*Provided data*
========================================================================

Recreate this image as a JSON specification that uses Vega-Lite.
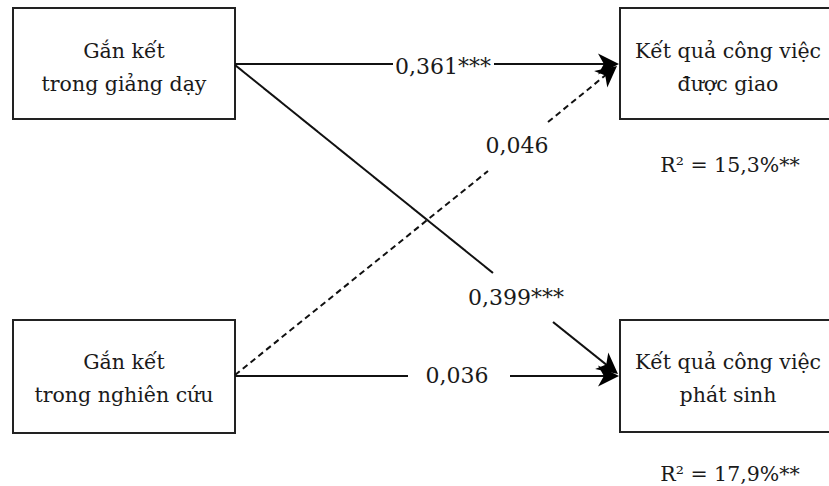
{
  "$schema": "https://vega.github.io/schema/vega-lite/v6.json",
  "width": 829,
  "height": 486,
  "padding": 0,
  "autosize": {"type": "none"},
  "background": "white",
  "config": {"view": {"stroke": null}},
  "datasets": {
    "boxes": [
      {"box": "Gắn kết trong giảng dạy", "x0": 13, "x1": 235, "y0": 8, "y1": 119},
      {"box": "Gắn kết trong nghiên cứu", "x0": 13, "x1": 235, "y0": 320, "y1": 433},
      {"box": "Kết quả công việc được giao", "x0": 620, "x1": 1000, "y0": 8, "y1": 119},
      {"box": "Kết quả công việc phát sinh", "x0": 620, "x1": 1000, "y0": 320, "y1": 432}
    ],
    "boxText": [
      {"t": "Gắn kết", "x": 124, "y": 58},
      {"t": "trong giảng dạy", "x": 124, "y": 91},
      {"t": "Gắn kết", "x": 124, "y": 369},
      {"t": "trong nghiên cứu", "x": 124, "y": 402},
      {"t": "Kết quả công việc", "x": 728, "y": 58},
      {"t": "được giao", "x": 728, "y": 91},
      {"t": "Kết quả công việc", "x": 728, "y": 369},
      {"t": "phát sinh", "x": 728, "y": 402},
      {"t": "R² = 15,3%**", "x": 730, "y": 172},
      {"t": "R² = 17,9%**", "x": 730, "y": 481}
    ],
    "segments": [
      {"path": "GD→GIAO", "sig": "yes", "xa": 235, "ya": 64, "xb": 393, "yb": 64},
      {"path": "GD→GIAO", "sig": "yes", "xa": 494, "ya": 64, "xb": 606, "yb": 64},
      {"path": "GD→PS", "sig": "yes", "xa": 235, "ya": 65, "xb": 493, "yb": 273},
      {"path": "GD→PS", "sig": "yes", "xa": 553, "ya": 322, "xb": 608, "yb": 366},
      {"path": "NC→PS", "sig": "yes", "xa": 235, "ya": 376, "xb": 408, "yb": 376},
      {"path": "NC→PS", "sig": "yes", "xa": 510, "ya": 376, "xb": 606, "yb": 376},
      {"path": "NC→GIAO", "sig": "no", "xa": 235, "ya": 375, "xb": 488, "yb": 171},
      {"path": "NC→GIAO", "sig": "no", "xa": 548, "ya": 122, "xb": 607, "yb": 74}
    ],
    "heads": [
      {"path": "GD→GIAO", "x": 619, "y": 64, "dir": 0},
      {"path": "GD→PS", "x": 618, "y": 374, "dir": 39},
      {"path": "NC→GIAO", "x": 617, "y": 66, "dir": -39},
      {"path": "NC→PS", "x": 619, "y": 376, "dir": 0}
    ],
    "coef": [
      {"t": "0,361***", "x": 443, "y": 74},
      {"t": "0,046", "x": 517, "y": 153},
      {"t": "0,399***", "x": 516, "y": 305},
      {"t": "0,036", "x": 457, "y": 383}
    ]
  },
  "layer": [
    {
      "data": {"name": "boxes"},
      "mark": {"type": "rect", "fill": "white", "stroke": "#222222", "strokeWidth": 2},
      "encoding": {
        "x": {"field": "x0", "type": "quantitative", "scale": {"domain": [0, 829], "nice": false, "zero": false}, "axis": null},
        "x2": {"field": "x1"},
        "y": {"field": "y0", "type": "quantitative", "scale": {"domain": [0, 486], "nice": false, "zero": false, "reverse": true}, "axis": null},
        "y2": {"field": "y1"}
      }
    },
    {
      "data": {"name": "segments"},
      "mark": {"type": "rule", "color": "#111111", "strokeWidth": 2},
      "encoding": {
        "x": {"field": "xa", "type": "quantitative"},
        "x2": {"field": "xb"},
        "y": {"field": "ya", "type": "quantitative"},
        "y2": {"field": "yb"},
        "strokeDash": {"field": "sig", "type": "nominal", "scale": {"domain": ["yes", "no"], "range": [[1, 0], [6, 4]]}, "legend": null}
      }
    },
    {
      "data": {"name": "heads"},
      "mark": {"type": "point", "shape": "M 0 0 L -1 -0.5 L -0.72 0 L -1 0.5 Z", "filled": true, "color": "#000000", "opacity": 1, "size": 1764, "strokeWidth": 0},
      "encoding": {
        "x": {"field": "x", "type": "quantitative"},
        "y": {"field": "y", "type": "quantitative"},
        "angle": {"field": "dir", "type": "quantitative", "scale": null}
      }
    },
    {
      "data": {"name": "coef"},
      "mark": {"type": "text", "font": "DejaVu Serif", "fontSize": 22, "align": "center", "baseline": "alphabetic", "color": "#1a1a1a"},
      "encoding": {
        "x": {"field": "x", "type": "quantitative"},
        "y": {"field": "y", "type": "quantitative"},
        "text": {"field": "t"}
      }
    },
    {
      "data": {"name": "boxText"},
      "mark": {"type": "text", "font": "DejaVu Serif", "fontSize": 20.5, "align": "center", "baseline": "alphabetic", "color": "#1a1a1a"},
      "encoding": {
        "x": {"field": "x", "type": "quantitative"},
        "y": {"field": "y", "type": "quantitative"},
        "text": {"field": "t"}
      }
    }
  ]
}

========================================================================

*Stated problem*
Ignore the images and quote every line of the listing exactly.

*Expected answer*
Recreate this image as a JSON specification that uses Vega-Lite.
{
  "$schema": "https://vega.github.io/schema/vega-lite/v6.json",
  "width": 829,
  "height": 486,
  "padding": 0,
  "autosize": {"type": "none"},
  "background": "white",
  "config": {"view": {"stroke": null}},
  "datasets": {
    "boxes": [
      {"box": "Gắn kết trong giảng dạy", "x0": 13, "x1": 235, "y0": 8, "y1": 119},
      {"box": "Gắn kết trong nghiên cứu", "x0": 13, "x1": 235, "y0": 320, "y1": 433},
      {"box": "Kết quả công việc được giao", "x0": 620, "x1": 1000, "y0": 8, "y1": 119},
      {"box": "Kết quả công việc phát sinh", "x0": 620, "x1": 1000, "y0": 320, "y1": 432}
    ],
    "boxText": [
      {"t": "Gắn kết", "x": 124, "y": 58},
      {"t": "trong giảng dạy", "x": 124, "y": 91},
      {"t": "Gắn kết", "x": 124, "y": 369},
      {"t": "trong nghiên cứu", "x": 124, "y": 402},
      {"t": "Kết quả công việc", "x": 728, "y": 58},
      {"t": "được giao", "x": 728, "y": 91},
      {"t": "Kết quả công việc", "x": 728, "y": 369},
      {"t": "phát sinh", "x": 728, "y": 402},
      {"t": "R² = 15,3%**", "x": 730, "y": 172},
      {"t": "R² = 17,9%**", "x": 730, "y": 481}
    ],
    "segments": [
      {"path": "GD→GIAO", "sig": "yes", "xa": 235, "ya": 64, "xb": 393, "yb": 64},
      {"path": "GD→GIAO", "sig": "yes", "xa": 494, "ya": 64, "xb": 606, "yb": 64},
      {"path": "GD→PS", "sig": "yes", "xa": 235, "ya": 65, "xb": 493, "yb": 273},
      {"path": "GD→PS", "sig": "yes", "xa": 553, "ya": 322, "xb": 608, "yb": 366},
      {"path": "NC→PS", "sig": "yes", "xa": 235, "ya": 376, "xb": 408, "yb": 376},
      {"path": "NC→PS", "sig": "yes", "xa": 510, "ya": 376, "xb": 606, "yb": 376},
      {"path": "NC→GIAO", "sig": "no", "xa": 235, "ya": 375, "xb": 488, "yb": 171},
      {"path": "NC→GIAO", "sig": "no", "xa": 548, "ya": 122, "xb": 607, "yb": 74}
    ],
    "heads": [
      {"path": "GD→GIAO", "x": 619, "y": 64, "dir": 0},
      {"path": "GD→PS", "x": 618, "y": 374, "dir": 39},
      {"path": "NC→GIAO", "x": 617, "y": 66, "dir": -39},
      {"path": "NC→PS", "x": 619, "y": 376, "dir": 0}
    ],
    "coef": [
      {"t": "0,361***", "x": 443, "y": 74},
      {"t": "0,046", "x": 517, "y": 153},
      {"t": "0,399***", "x": 516, "y": 305},
      {"t": "0,036", "x": 457, "y": 383}
    ]
  },
  "layer": [
    {
      "data": {"name": "boxes"},
      "mark": {"type": "rect", "fill": "white", "stroke": "#222222", "strokeWidth": 2},
      "encoding": {
        "x": {"field": "x0", "type": "quantitative", "scale": {"domain": [0, 829], "nice": false, "zero": false}, "axis": null},
        "x2": {"field": "x1"},
        "y": {"field": "y0", "type": "quantitative", "scale": {"domain": [0, 486], "nice": false, "zero": false, "reverse": true}, "axis": null},
        "y2": {"field": "y1"}
      }
    },
    {
      "data": {"name": "segments"},
      "mark": {"type": "rule", "color": "#111111", "strokeWidth": 2},
      "encoding": {
        "x": {"field": "xa", "type": "quantitative"},
        "x2": {"field": "xb"},
        "y": {"field": "ya", "type": "quantitative"},
        "y2": {"field": "yb"},
        "strokeDash": {"field": "sig", "type": "nominal", "scale": {"domain": ["yes", "no"], "range": [[1, 0], [6, 4]]}, "legend": null}
      }
    },
    {
      "data": {"name": "heads"},
      "mark": {"type": "point", "shape": "M 0 0 L -1 -0.5 L -0.72 0 L -1 0.5 Z", "filled": true, "color": "#000000", "opacity": 1, "size": 1764, "strokeWidth": 0},
      "encoding": {
        "x": {"field": "x", "type": "quantitative"},
        "y": {"field": "y", "type": "quantitative"},
        "angle": {"field": "dir", "type": "quantitative", "scale": null}
      }
    },
    {
      "data": {"name": "coef"},
      "mark": {"type": "text", "font": "DejaVu Serif", "fontSize": 22, "align": "center", "baseline": "alphabetic", "color": "#1a1a1a"},
      "encoding": {
        "x": {"field": "x", "type": "quantitative"},
        "y": {"field": "y", "type": "quantitative"},
        "text": {"field": "t"}
      }
    },
    {
      "data": {"name": "boxText"},
      "mark": {"type": "text", "font": "DejaVu Serif", "fontSize": 20.5, "align": "center", "baseline": "alphabetic", "color": "#1a1a1a"},
      "encoding": {
        "x": {"field": "x", "type": "quantitative"},
        "y": {"field": "y", "type": "quantitative"},
        "text": {"field": "t"}
      }
    }
  ]
}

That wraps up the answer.